We update our measurement plans and forecasts to account for these long arcs. This means making space for buying cycles that build over time, and understanding that a successful year might mean only a handful of high-value new clients.
Build a Reliable Data Foundation
For better rural targeting, strong data is key. It is not enough to just select rural areas or demographic profiles. We lean into our own data first. We use what we learn from our CRM, sales history and even feedback from local dealers on the ground.
We then expand that foundation using reputable third-party data, making sure any lookalike audiences are rooted in real buying signals. Blending what we have learned directly with broader validated models helps us target only those who are genuinely in the market, which keeps our media budgets working efficiently.
It is never about collecting large amounts of data for the sake of it, it is about finding and using the right data to reach the people who are most ready to take the next step.
Align Programmatic With Buyer Journey
Programmatic advertising can offer far more than chasing end-stage conversions. The mistake many agri brands make is to only focus efforts right before a sale, and pay less attention to the awareness and education that build trust long before money changes hands.
We start by mapping the entire journey a buyer might take. Automation and coordinated campaigns let us put ads and messages at the moments they matter most, whether it is creating initial awareness or nurturing interest throughout a longer cycle. As a result, every impression serves a purpose, and creates warm leads instead of wasted budget.
Pairing thoughtful audience data with pinpoint media tactics ensures our advertising lines up with how real agri buyers actually make their decisions, not just what a dashboard shows in a quick report.

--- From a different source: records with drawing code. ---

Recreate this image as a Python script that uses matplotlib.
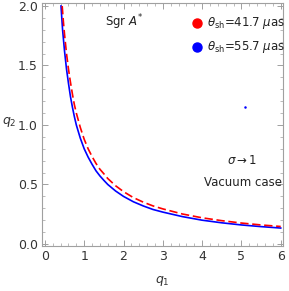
import numpy as np
import matplotlib
matplotlib.use("Agg")
import matplotlib.pyplot as plt

# curves (q1, q2)
q1_blue = [0.41, 0.45, 0.5, 0.55, 0.6, 0.65, 0.7, 0.75, 0.8, 0.9, 1.0, 1.1, 1.2, 1.3, 1.4, 1.5, 1.6, 1.8,
           2.0, 2.25, 2.5, 2.75, 3.0, 3.5, 4.0, 4.5, 5.0, 5.5, 6.0]
q2_blue = [2.0, 1.80, 1.62, 1.47, 1.35, 1.24, 1.15, 1.07, 1.0, 0.89, 0.80, 0.73, 0.67, 0.615, 0.572, 0.535, 0.50, 0.445,
           0.40, 0.355, 0.32, 0.29, 0.268, 0.23, 0.20, 0.178, 0.16, 0.146, 0.134]
q1_red = [0.44, 0.47, 0.5, 0.55, 0.6, 0.65, 0.7, 0.75, 0.8, 0.9, 1.0, 1.1, 1.2, 1.3, 1.4, 1.5, 1.6, 1.8,
          2.0, 2.25, 2.5, 2.75, 3.0, 3.5, 4.0, 4.5, 5.0, 5.5, 6.0]
q2_red = [2.0, 1.87, 1.76, 1.60, 1.47, 1.36, 1.26, 1.17, 1.10, 0.98, 0.88, 0.80, 0.735, 0.677, 0.628, 0.59, 0.55, 0.489,
          0.44, 0.39, 0.352, 0.32, 0.295, 0.252, 0.22, 0.196, 0.176, 0.16, 0.147]

legend_labels = [r"$\theta_{\rm sh}$=41.7 $\mu$as", r"$\theta_{\rm sh}$=55.7 $\mu$as"]
legend_colors = ["#ff0000", "#0000ff"]

fig = plt.figure(figsize=(2.89, 2.91), dpi=100)
ax = fig.add_axes([0.145, 0.1546, 0.834, 0.835])

ax.plot(q1_blue, q2_blue, color="#0000ff", lw=1.2, zorder=2)
ax.plot(q1_red, q2_red, color="#ff0000", lw=1.2, dashes=(5, 2.2), zorder=3)

ax.set_xlim(-0.076, 6.056)
ax.set_ylim(-0.017, 2.025)
ax.set_xticks(range(7))
ax.set_xticks(np.arange(0, 6.01, 0.2), minor=True)
ax.set_yticks([0.0, 0.5, 1.0, 1.5, 2.0])
ax.set_yticks(np.arange(0, 2.01, 0.1), minor=True)
ax.set_yticklabels(["0.0", "0.5", "1.0", "1.5", "2.0"])

for s in ax.spines.values():
    s.set_color("#a0a0a0")
    s.set_linewidth(0.8)
ax.tick_params(which="both", direction="in", color="#a0a0a0", top=True, right=True,
               labeltop=False, labelright=False, labelsize=9, labelcolor="#333333")
ax.tick_params(which="major", length=4, width=0.7, pad=3)
ax.tick_params(which="minor", length=2, width=0.5)

ax.set_xlabel(r"$q_1$", fontsize=9, color="#333333", labelpad=8)
ax.set_ylabel(r"$q_2$", fontsize=9, color="#333333", rotation=0, labelpad=12)
ax.yaxis.set_label_coords(-0.135, 0.48)

# legend: dots + text placed in figure coordinates
for i, (lab, col) in enumerate(zip(legend_labels, legend_colors)):
    y = 1 - (23.3 + 23.4 * i) / 291
    fig.lines.append(plt.Line2D([196.7 / 289], [y], marker="o", ms=6.5, color=col,
                                transform=fig.transFigure, ls=""))
    fig.text(207 / 289, y, lab, fontsize=8.5, color="#222222", va="center", ha="left")

fig.text(124 / 289, 1 - 22 / 291, r"Sgr $A^{*}$", fontsize=8.5, color="#222222", ha="center", va="center")
fig.text(242.5 / 289, 1 - 160 / 291, r"$\sigma$$\rightarrow$1", fontsize=8.5, color="#222222", ha="center", va="center")
fig.text(243 / 289, 1 - 183 / 291, "Vacuum case", fontsize=8.5, color="#222222", ha="center", va="center")
fig.lines.append(plt.Line2D([245 / 289], [1 - 107.3 / 291], marker="o", ms=0.8, color="#0000ff",
                            transform=fig.transFigure, ls=""))

fig.savefig("out.png", dpi=100)
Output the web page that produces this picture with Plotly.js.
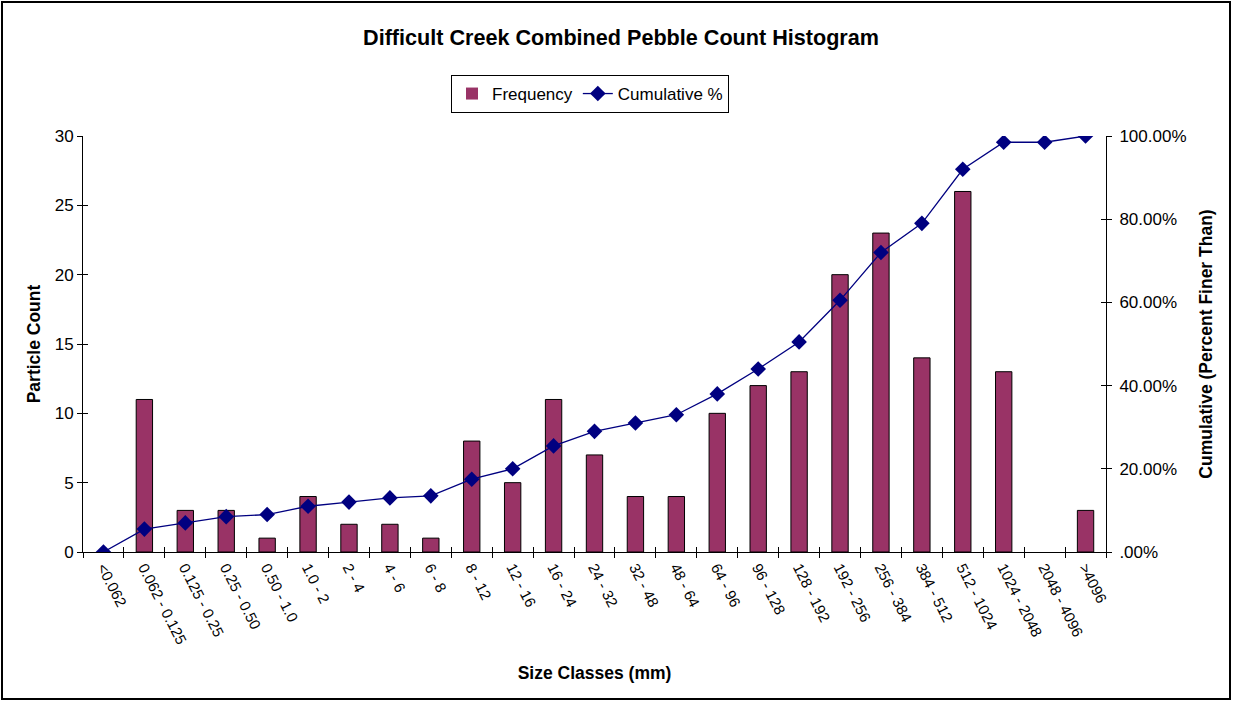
<!DOCTYPE html>
<html>
<head>
<meta charset="utf-8">
<script src="https://cdn.plot.ly/plotly-3.0.1.min.js"></script>
<style>
  html, body { margin:0; padding:0; background:#fff; }
  #wrap { position:relative; width:1233px; height:702px; }
  #chart { position:absolute; left:0; top:0; width:1233px; height:702px; }
  #frame { position:absolute; left:1px; top:1px; width:1230px; height:699px; border:2px solid #000; box-sizing:border-box; pointer-events:none; }
</style>
</head>
<body>
<div id="wrap"><div id="chart"></div><div id="frame"></div></div>
<script>
const categories = ["<0.062","0.062 - 0.125","0.125 - 0.25","0.25 - 0.50","0.50 - 1.0","1.0 - 2","2 - 4","4 - 6","6 - 8","8 - 12","12 - 16","16 - 24","24 - 32","32 - 48","48 - 64","64 - 96","96 - 128","128 - 192","192 - 256","256 - 384","384 - 512","512 - 1024","1024 - 2048","2048 - 4096",">4096"];
const frequency = [0,11,3,3,1,4,2,2,1,8,5,11,7,4,4,10,12,13,20,23,14,26,13,0,3];
const cumulativePct = [0,5.5,7,8.5,9,11,12,13,13.5,17.5,20,25.5,29,31,33,38,44,50.5,60.5,72,79,92,98.5,98.5,100];
const leftTicks = [0,5,10,15,20,25,30];
const rightTickVals = [0,20,40,60,80,100];
const rightTickText = [".00%","20.00%","40.00%","60.00%","80.00%","100.00%"];

const F = "Liberation Sans, Arial, sans-serif";
const n = categories.length;
const boundaries = categories.map((c, i) => i - 0.5).concat([n - 0.5]);

const traces = [
  {
    type:'bar', name:'Frequency', x:categories, y:frequency,
    marker:{color:'#993366', line:{color:'#000', width:frequency.map(v => v > 0 ? 1 : 0)}},
    yaxis:'y'
  },
  {
    type:'scatter', mode:'lines+markers', name:'Cumulative %', x:categories, y:cumulativePct,
    line:{color:'#000080', width:1.3},
    marker:{symbol:'diamond', size:12, color:'#000080'},
    yaxis:'y2'
  }
];

const hidden = {showline:false, showgrid:false, zeroline:false, showticklabels:false, fixedrange:true};

const layout = {
  width:1233, height:702,
  margin:{l:83, r:127, t:136, b:150},
  paper_bgcolor:'#fff', plot_bgcolor:'#fff',
  font:{family:F, size:17, color:'#000'},
  bargap:0.6,
  showlegend:true,
  title:{text:'<b>Difficult Creek Combined Pebble Count Histogram</b>', font:{family:F, size:21.6, color:'#000'},
         x:621/1233, xref:'container', xanchor:'center', y:1-37/702, yref:'container', yanchor:'middle'},
  legend:{orientation:'h', xref:'container', yref:'container', x:451/1233, y:1-75/702, xanchor:'left', yanchor:'top',
          bordercolor:'#000', borderwidth:1, bgcolor:'#fff', font:{family:F, size:17, color:'#000'},
          itemwidth:30, tracegroupgap:0},
  xaxis:{
    type:'category', tickangle:63, tickson:'boundaries', ticks:'outside', ticklen:5, tickcolor:'#000',
    showline:true, linecolor:'#000', linewidth:1, showgrid:false, zeroline:false,
    tickfont:{family:F, size:15, color:'#000'},
    title:{text:'<b>Size Classes (mm)</b>', font:{family:F, size:17.5, color:'#000'}, standoff:20},
    range:[-0.5, n-0.5], fixedrange:true
  },
  xaxis2:Object.assign({overlaying:'x', anchor:'y', range:[-0.5, n-0.5], tickvals:boundaries, ticks:'inside', ticklen:5, tickcolor:'#000'}, hidden),
  yaxis:{
    range:[0,30], tickvals:leftTicks, ticks:'outside', ticklen:5, tickcolor:'#000',
    showline:true, linecolor:'#000', linewidth:1, showgrid:false, zeroline:false,
    tickfont:{family:F, size:17, color:'#000'},
    title:{text:'<b>Particle Count</b>', font:{family:F, size:17.5, color:'#000'}, standoff:9}
  },
  yaxis3:Object.assign({overlaying:'y', side:'left', anchor:'x', range:[0,30], tickvals:leftTicks, ticks:'inside', ticklen:5, tickcolor:'#000'}, hidden),
  yaxis2:{
    range:[0,100], overlaying:'y', side:'right', tickvals:rightTickVals, ticktext:rightTickText,
    ticks:'outside', ticklen:5, tickcolor:'#000', ticklabelstandoff:4,
    showline:true, linecolor:'#000', linewidth:1, showgrid:false, zeroline:false,
    tickfont:{family:F, size:17, color:'#000'},
    title:{text:'<b>Cumulative (Percent Finer Than)</b>', font:{family:F, size:17.5, color:'#000'}, standoff:14}
  },
  yaxis4:Object.assign({overlaying:'y', side:'right', anchor:'x', range:[0,100], tickvals:rightTickVals, ticks:'inside', ticklen:5, tickcolor:'#000'}, hidden)
};

// invisible carrier traces so the tick-crossing overlay axes are drawn
traces.push({type:'scatter', x:[0], y:[null], xaxis:'x2', yaxis:'y3', showlegend:false, hoverinfo:'skip'});
traces.push({type:'scatter', x:[0], y:[null], xaxis:'x2', yaxis:'y4', showlegend:false, hoverinfo:'skip'});

Plotly.newPlot('chart', traces, layout, {displayModeBar:false, staticPlot:true});
</script>
</body>
</html>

Use Psychographics In Social Targeting
Simple filters like location or “farmer” job titles do not get to the heart of real rural engagement. Social media’s true strength is its ability to identify behaviour and motivation. By focusing on interests and intent, like specific agri-tech trends, sustainability or business innovation, we get much closer to the people who are likely to act.
We use platform tools and pixel data through channels such as Facebook, LinkedIn and X (formerly Twitter) to build small but powerful audience segments. This way, every message can speak to what genuinely matters to prospects, not just their address or occupation.
This approach helps social campaigns reach more relevant audiences and generate stronger engagement over time.
Tailor Creative to Rural Realities
To build real connections, our creative work and messaging always reflect the actual environment and decision-making of rural buyers. Generic city-based campaigns fall flat here. Authenticity comes from showing we get what matters locally, whether that is weather, crop cycles, dealer trust or seasonal buying.
Campaign timing also matters. We align messages with known purchase periods, and speak to issues that matter at the right moment, including the role of word-of-mouth inside tight rural communities.
We combine these locally-tuned messages with our understanding of what truly motivates our audience. The result is creative that feels relevant, trusted and aimed at starting genuine conversations.
Optimize and Measure Continuously
Launching a campaign marks the start, not the finish. The most effective rural marketing is always evolving, with systems in place for checking results and making quick changes. Static, “set it and forget it” campaigns are missed opportunities that can end up wasting budget and falling behind shifting audience trends.
Our experience shows the value of active feedback loops and ongoing analysis. We skip meaningless stats in favour of metrics that actually reveal progress, such as sales lift or customer retention. Studies, incrementality tests and smart reinvestment keep our strategy on track for bigger wins every round.
This ongoing refinement transforms each dollar spent into a bigger return, and turns a small number of successful conversions into sustained and scalable growth.
Why Rural Campaigns Need Local Context
The OECD’s report on rural innovation highlights the importance of flexible, locally informed approaches in rural regions. Infrastructure differences, regional conditions and changing demographics all affect how rural audiences access information and engage with brands.
For agri brands, that means building campaigns that reflect how rural buyers actually live, work and make decisions. Strong targeting depends on combining reliable data, relevant creative and a clear understanding of local buying behaviour.
Wrapping Up
Effective rural targeting is not a numbers game. It is about understanding who has the most value for your business, connecting with them on their terms and putting every effort toward quality engagement over raw reach. By focusing on strong data, relevant creative and ongoing measurement, we build campaigns designed for long-term customer value.
FAQ
Why does value density matter when targeting rural audiences in agriculture?
Because each rural customer is worth much more than a typical consumer, one sale might be worth tens of thousands of dollars. Focusing on quality over quantity ensures your spend delivers much higher returns.
What’s the best way to gauge success with rural agri-marketing?
Look beyond initial sales or clicks. True success shows up in strong lifetime value, high rates of loyalty and buyers who return year after year.
Which data sources are most effective for rural targeting?
Rely on a mix of your own records, like CRM and purchase history, combined with targeted third-party insights. This helps you find true prospects rather than relying on broad demographic assumptions.
Why should we map our media strategy to the entire buying journey?
Rural and agricultural purchases can involve long, relationship-driven cycles. Supporting every step, from first awareness to final decision, lets you nurture and win business without missing out on early-stage opportunities.
How do psychographics and behaviour improve our social advertising?
By segmenting based on interests, values and actions, not just geography or job title, we create messages that feel relevant and timely, and drive real engagement and better results.
How does great creative break through in rural markets?
Messaging that is tuned to local realities like seasonal timing, specific community needs and trusted sources resonates more deeply, and makes your brand a natural part of their decision process.
What’s the role of continuous optimization in rural campaigns?
Regular performance reviews and adjustments keep campaigns from getting stale, and ensure every dollar you invest is working toward long-term growth, not just one-time results.